[start of Data block]
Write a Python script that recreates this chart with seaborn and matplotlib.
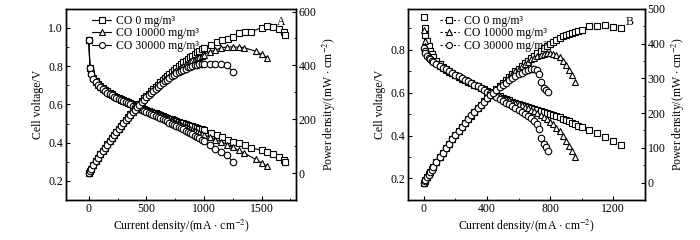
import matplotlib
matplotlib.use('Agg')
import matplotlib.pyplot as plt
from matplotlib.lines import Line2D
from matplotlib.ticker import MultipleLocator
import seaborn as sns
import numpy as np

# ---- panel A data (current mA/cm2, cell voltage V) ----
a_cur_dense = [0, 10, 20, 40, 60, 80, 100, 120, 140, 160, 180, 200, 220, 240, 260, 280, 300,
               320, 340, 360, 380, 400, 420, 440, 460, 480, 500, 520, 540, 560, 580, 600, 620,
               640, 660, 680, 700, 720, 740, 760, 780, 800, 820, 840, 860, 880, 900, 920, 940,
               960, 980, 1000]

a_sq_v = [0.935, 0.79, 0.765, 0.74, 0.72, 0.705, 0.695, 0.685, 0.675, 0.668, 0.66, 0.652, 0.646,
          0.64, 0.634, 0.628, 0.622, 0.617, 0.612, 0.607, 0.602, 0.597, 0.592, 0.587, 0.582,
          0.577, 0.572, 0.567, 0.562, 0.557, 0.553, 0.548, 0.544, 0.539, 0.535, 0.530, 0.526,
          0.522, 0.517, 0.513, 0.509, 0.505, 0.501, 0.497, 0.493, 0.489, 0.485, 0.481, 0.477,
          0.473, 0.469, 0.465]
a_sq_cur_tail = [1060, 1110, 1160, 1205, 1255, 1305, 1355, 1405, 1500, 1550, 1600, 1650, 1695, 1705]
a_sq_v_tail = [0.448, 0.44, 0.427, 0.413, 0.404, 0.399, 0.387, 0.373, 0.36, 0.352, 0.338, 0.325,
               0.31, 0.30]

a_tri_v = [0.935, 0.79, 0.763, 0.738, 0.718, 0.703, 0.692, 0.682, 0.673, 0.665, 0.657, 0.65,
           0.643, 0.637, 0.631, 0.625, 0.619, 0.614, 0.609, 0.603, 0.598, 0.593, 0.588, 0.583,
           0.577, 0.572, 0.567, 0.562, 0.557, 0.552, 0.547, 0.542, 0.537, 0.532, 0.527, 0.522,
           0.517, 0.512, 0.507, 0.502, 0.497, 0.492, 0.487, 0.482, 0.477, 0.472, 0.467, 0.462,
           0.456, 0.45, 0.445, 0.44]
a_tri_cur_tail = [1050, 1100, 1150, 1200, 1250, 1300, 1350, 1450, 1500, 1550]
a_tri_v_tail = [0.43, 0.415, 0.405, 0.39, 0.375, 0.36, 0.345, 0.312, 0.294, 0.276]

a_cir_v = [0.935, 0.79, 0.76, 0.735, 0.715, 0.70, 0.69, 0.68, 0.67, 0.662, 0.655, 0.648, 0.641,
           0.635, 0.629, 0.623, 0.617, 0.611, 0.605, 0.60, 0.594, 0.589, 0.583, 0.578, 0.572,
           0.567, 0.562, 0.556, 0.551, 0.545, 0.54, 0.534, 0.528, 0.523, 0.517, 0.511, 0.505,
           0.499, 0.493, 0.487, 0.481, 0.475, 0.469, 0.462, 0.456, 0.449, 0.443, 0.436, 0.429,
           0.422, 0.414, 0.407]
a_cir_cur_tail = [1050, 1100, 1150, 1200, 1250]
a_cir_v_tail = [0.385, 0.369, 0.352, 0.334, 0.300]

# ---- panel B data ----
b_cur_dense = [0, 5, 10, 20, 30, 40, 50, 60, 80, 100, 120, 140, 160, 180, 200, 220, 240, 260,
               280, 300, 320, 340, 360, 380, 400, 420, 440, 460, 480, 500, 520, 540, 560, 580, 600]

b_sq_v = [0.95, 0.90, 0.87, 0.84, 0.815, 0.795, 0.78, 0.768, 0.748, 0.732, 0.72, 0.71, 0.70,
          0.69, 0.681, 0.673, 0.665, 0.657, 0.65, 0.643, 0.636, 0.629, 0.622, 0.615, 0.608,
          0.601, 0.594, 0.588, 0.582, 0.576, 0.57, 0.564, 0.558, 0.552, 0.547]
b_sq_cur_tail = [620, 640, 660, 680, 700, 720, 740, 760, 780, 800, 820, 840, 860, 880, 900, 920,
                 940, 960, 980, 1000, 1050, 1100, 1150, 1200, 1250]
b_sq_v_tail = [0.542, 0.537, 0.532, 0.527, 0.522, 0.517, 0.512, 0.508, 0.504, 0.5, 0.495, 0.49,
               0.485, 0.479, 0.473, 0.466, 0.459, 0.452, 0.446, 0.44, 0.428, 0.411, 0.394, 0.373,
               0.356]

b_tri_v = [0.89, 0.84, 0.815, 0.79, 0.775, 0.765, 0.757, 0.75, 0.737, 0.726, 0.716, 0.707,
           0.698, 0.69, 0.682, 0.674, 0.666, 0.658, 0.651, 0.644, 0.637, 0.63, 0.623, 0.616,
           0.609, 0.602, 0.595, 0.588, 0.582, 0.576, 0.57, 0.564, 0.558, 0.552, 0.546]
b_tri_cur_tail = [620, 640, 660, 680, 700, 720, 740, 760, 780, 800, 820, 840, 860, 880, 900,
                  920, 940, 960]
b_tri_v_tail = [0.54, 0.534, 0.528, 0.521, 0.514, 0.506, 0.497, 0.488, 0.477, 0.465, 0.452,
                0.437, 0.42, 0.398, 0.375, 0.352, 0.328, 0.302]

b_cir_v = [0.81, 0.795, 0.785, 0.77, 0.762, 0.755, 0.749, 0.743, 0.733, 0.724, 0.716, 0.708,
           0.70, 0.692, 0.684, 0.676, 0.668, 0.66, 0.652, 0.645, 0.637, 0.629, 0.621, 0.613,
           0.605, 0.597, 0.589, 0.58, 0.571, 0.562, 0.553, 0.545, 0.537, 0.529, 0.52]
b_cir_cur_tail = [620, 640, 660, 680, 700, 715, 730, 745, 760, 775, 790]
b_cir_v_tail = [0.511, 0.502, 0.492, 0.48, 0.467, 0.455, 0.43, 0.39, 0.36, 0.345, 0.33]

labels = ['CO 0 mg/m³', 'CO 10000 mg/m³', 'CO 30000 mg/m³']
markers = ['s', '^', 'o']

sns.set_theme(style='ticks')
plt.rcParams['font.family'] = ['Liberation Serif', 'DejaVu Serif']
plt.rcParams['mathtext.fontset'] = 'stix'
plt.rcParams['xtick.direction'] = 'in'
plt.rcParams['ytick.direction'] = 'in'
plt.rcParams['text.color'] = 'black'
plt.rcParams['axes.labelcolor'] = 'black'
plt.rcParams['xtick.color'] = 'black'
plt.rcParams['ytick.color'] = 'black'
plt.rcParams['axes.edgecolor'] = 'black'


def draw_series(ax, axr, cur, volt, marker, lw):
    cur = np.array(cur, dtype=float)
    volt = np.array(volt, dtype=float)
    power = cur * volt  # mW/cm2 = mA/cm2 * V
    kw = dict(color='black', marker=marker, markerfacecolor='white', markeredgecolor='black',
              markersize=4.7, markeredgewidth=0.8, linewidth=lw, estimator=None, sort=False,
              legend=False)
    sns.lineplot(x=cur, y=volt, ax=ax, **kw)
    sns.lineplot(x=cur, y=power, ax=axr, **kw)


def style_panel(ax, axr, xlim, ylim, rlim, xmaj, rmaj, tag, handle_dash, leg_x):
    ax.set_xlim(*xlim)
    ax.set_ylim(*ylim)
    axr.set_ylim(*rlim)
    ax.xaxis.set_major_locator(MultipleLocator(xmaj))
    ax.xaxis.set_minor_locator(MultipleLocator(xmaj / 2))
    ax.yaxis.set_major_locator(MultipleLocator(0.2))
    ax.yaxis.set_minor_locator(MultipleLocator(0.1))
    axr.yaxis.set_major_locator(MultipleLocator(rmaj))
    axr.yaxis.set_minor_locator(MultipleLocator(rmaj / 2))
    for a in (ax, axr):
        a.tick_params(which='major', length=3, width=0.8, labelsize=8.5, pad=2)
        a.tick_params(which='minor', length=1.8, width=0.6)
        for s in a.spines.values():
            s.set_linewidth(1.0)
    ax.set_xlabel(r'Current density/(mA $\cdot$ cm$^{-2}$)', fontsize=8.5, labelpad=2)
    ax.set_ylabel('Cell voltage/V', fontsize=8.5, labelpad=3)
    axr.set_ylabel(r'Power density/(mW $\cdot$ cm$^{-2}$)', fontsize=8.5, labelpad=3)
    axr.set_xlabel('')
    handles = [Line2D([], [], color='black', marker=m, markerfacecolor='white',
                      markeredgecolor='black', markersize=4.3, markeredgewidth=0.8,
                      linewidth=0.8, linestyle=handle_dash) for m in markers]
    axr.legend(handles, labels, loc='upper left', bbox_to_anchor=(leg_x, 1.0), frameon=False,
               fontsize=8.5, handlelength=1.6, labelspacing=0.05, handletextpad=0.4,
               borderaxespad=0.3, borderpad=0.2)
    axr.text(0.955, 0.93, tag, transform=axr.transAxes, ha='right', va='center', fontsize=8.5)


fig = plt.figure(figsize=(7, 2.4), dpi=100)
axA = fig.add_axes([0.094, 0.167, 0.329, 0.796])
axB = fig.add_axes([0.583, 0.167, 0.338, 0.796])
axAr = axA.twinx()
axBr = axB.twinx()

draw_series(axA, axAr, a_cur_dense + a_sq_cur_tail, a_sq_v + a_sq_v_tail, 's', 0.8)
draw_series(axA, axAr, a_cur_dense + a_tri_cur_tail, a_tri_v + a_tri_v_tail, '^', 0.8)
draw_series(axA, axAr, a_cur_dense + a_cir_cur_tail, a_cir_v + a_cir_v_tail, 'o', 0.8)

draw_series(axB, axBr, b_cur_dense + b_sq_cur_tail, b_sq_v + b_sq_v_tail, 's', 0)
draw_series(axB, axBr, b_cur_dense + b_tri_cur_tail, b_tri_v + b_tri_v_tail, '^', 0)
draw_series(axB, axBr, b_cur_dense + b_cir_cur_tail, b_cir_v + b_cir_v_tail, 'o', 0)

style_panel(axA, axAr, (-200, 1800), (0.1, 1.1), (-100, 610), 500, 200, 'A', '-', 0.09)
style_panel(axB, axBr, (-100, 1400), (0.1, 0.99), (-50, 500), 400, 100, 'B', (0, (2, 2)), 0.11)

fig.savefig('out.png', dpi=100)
[end of Data block]
- _Stated problem_
From the first line above down to the line with "import numpy as np", reproduce every line and no others, omitting pictures.

- _Reply_
Write a Python script that recreates this chart with seaborn and matplotlib.
import matplotlib
matplotlib.use('Agg')
import matplotlib.pyplot as plt
from matplotlib.lines import Line2D
from matplotlib.ticker import MultipleLocator
import seaborn as sns
import numpy as np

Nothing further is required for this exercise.